By the 1935-1936 winter season, among the residents at 461 Beacon were Dr. Allen Tibbets Moulton and his wife, Mary C. (Andrews) Moulton.  They previously had lived in an apartment at 483 Beacon.  He was a physician and also maintained his medical offices at 461 Beacon.

By the early 1940s, and probably earlier, 461 Beacon had been converted into four apartments.  Dr. and Mrs. Moulton continued to live (and he to maintain his office) there until shortly before his death in November of 1946.

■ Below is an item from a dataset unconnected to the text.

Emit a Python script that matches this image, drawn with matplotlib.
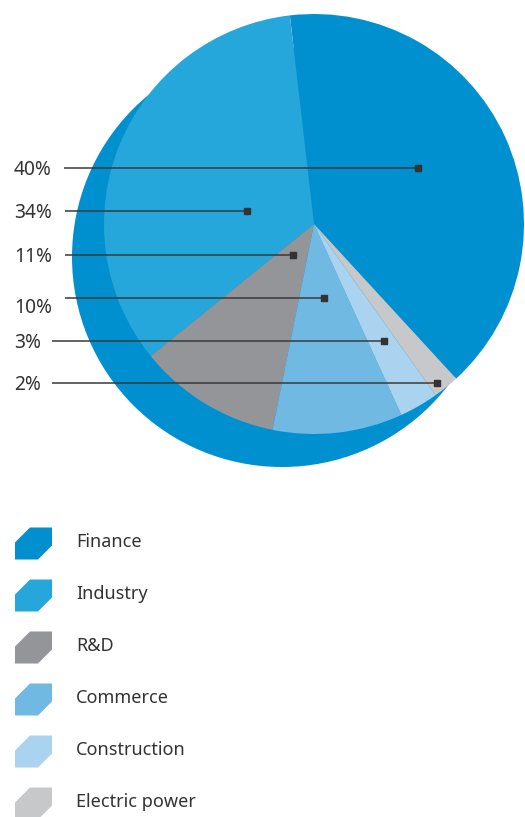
""" Pie chart of sector shares with leader-line labels """

import matplotlib
matplotlib.use("Agg")
import matplotlib.pyplot as plt
from matplotlib.patches import Circle, Polygon

# sector data (legend order)
sectors = ["Finance", "Industry", "R&D", "Commerce", "Construction", "Electric power"]
shares = [40, 34, 11, 10, 3, 2]
colors = ["#008fcf", "#25a7db", "#939598", "#6fb9e3", "#a9d3ee", "#c7c8ca"]

# label text and where each leader line ends (pixel coords, y down)
label_text = ["40%", "34%", "11%", "10%", "3%", "2%"]
anchor_x = [418, 247, 293, 324, 384, 437]
line_y = [167.5, 211, 254.5, 297.5, 341, 383]
line_x0 = [64, 65, 65, 65, 52, 52]
text_y = [169.5, 212.5, 256.5, 307.5, 342.5, 385]

W, H = 525, 817


def fy(y):
    # pixel row -> data y
    return H - y


plt.rcParams['font.family'] = ['Noto Sans', 'DejaVu Sans']

fig = plt.figure(figsize=(W / 100, H / 100), dpi=100)
ax = fig.add_axes([0, 0, 1, 1])

# backdrop disc behind the pie
ax.add_patch(Circle((282, fy(257)), 210, color=colors[0], lw=0, zorder=0))

wedges, _ = ax.pie(shares, colors=colors, startangle=-47.4, counterclock=True,
                   center=(314, fy(224)), radius=210, frame=True,
                   wedgeprops=dict(linewidth=0))
for w in wedges:
    w.set_zorder(1)
ax.set_xlim(0, W)
ax.set_ylim(0, H)
ax.set_aspect('equal')
ax.axis('off')

# leader lines and percent labels
for txt, ax_x, ly, lx0, ty in zip(label_text, anchor_x, line_y, line_x0, text_y):
    ax.plot([lx0, ax_x], [fy(ly), fy(ly)], color="#3a3a3a", lw=1.3, alpha=0.85,
            solid_capstyle='butt', zorder=3)
    ax.plot([ax_x], [fy(ly)], marker='s', ms=3.8, color="#333333", zorder=4)
    ax.text(14, fy(ty), txt, fontsize=13.8, color="#333333", va='center', ha='left')

# legend with clipped-corner swatches
row0, step = 543.5, 52
for i, (name, c) in enumerate(zip(sectors, colors)):
    top = row0 - 16 + i * step
    pts = [(15, top + 15), (30, top), (52, top), (52, top + 18),
           (38, top + 32), (15, top + 32)]
    ax.add_patch(Polygon([(x, fy(y)) for x, y in pts], closed=True, color=c, lw=0))
    ax.text(76, fy(row0 - 1.5 + i * step), name, fontsize=13, color="#333333",
            va='center', ha='left')

fig.savefig("out.png", dpi=100)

461 Beacon (ca. 1942), photograph by Bainbridge Bunting, courtesy of The Gleason Partnership

461 Beacon (ca. 1942), photograph by Bainbridge Bunting, courtesy of The Gleason Partnership

On November 16, 1944, 461 Beacon was acquired from William Hoag by Andrew J. Sullivan, and on November 13, 1945, it was acquired from him by Joseph Warren Morrill and his wife, Ernestine Lila (Hunt) Morrill.

Joseph and Elizabeth Morrill lived in one of the apartments. They previously had lived at 111 Whitcomb Avenue. He was an inspector for the Boston Health Department.

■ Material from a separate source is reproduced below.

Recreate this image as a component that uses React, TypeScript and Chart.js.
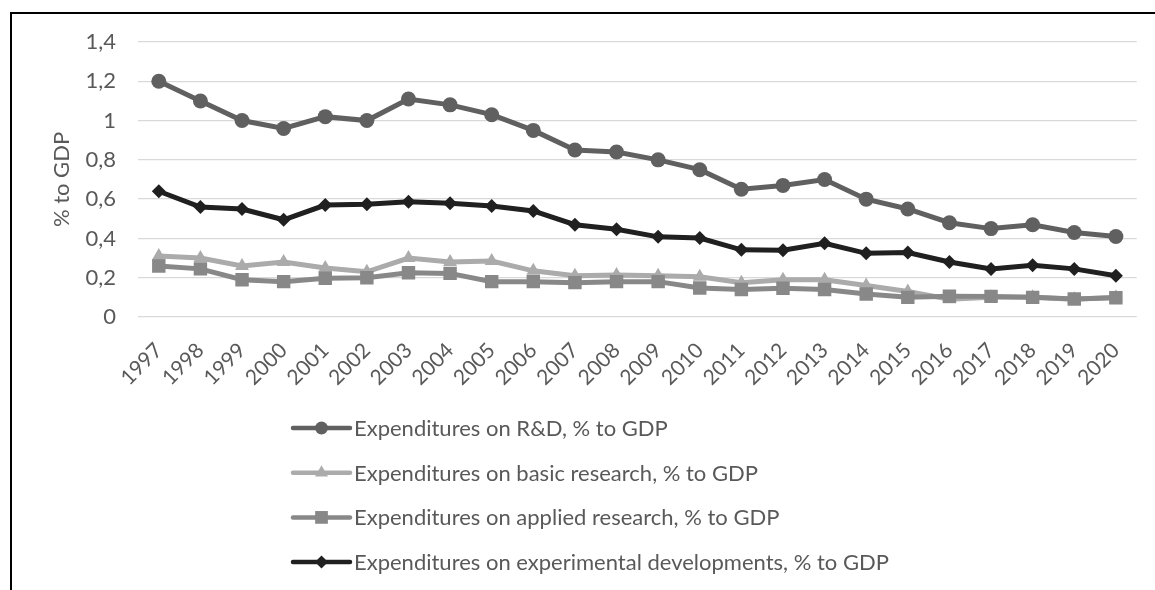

In December of 1947, the Morrills applied for (and subsequently received) permission to convert the property from four apartments into five apartments.

Joseph Morrill died in June of 1955, and Ernestine Morrill moved soon thereafter.

On February 12, 1957, 461 Beacon was acquired from Ernestine Morrill by Chester C. Fredberg and his wife, Celia (Ceil) (Koblintz) Fredberg. He was a salesman with the Great Northern Finance Company. They owned and lived at 471 Beacon and in December of 1958 also acquired 477 Beacon.

On September 11, 1979, 461 Beacon was purchased from the Fredbergs by Maxine Geller, trustee of the Pelican Realty Trust. She purchased 477 Beacon from them on the same day.

In August of 1979, prior to taking title, Pelican Realty filed for (and subsequently received) permission to convert the property into six apartments.

On June 7, 1980, Maxine Geller converted 461 Beacon into six condominium units, the 461 Beacon Street Condominium.